$\text{Hol}^2(D)$ is a closed subspace of $L^2(D)$.

Question

Let $D$ be the unit disk in $\mathbb{C}$. I want to prove that $\text{Hol}^2(D)$, the subset of $L^2(D)$ which consists of holomorphic functions, is closed.

That is, if $(f_n)$ is a sequence of holomorphic functions in $D$ and $$\lim_{n\to\infty}\int_D |f_n|^2=\int_D |f|^2,$$ then $f$ is holomorphic.

My best guess was to use Morera's theorem and prove that for all triangles $T\subset D$, $$\int_{\partial T}f(z)\:\mathrm{d}z=0.$$

I also tried to use that for all $z\in D$,

$$f_n(z)=\frac{1}{\pi r^2}\int_{D(z,r)}f_n$$ for all $r>0$ such that $D(z,r)\in D$.

However I couldn't make any real progress.

Can anyone help me?

Answer 1

Note that convergence in $L^2$ is a much stronger statement that what you have written, as it asserts that,

$$ \lim_{n \rightarrow \infty} \int_D |f_n(z)-f(z)|^2 \,\mathrm{d}z = 0. $$

Morera's theorem is difficult to apply immediately, because we can't just restrict $L^2$ functions to their values on a curve.
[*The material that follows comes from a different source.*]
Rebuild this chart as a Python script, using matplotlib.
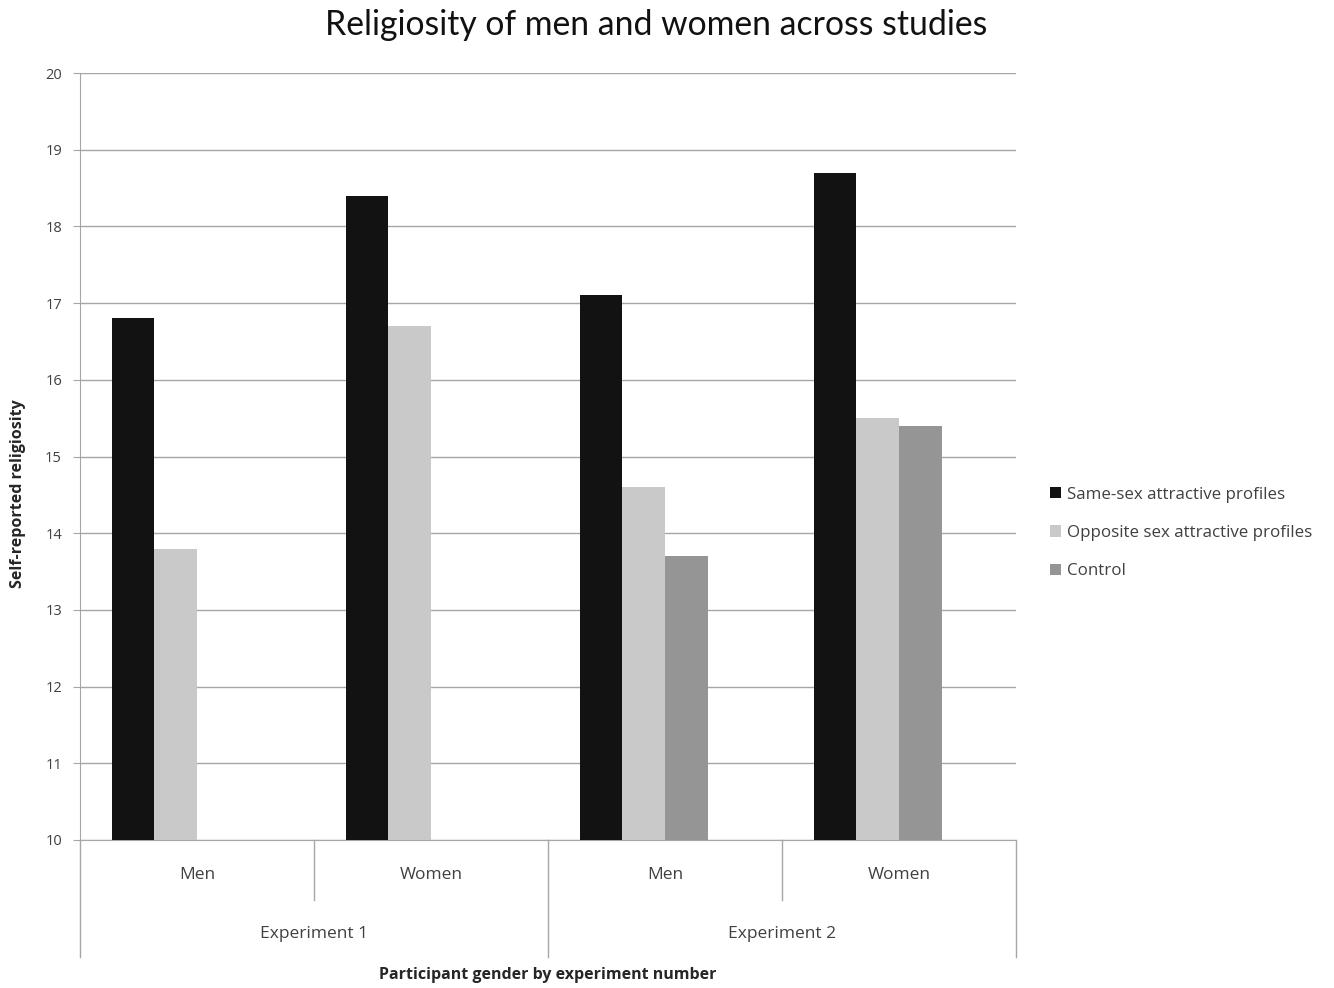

What we need is a pointwise uniform control, to apply the following result:

Corollary (of Morera's theorem): If $(f_n)$ is a sequence of holomorphic function in $D$ and $f_n \rightarrow f$ locally uniformly in $D,$ then $f$ is holomorphic oin $D.$

Proof: By local uniform convergence, we get $f$ is continuous. For each triangle $T \subset D,$ we have, $$ \int_{\partial T} f(z)\,\mathrm{d}z = \lim_{n\rightarrow \infty} \int_{\partial T} f_n(z)\,\mathrm{d}z = 0. $$ Hence Morera's theorem applies to give the result.

So it suffices to show that our sequence $(f_n)$ not only converges in $L^2,$ but also converges locally uniformly. For this note that for $D(z,r) \subset D$ and $n,m \in \mathbb N,$ \begin{align*} |f_n(z) - f_m(z)|^2 &= \frac1{\pi r^2} \left|\int_{D(z,r)} f_n(w)-f_m(w)\,\mathrm{d}w\right| \\ &\leq \frac1{\pi r^2} \int_{D(z,r)} |f_n(z)-f_m(z)|\,\mathrm{d}w\\ &\leq \frac1{\pi r^2} \left(\int_{D(z,r)} \,\mathrm{d}w\right)^{1/2} \left( \int_D |f_n(w) - f_m(w)|^2 \,\mathrm{d}w\right)^{1/2}, \end{align*} where the second last line follows by the Cauchy-Schwarz inequality. Observe that the last quantity tends to $0$ as $n,m \rightarrow \infty,$ locally uniformly in $z.$ So $(f_n)$ converges locally uniformly to some $g,$ which coincides with the $L^2$ limit $f$ (up to an a.e. identification). By the lemma, $f$ is holomorphic.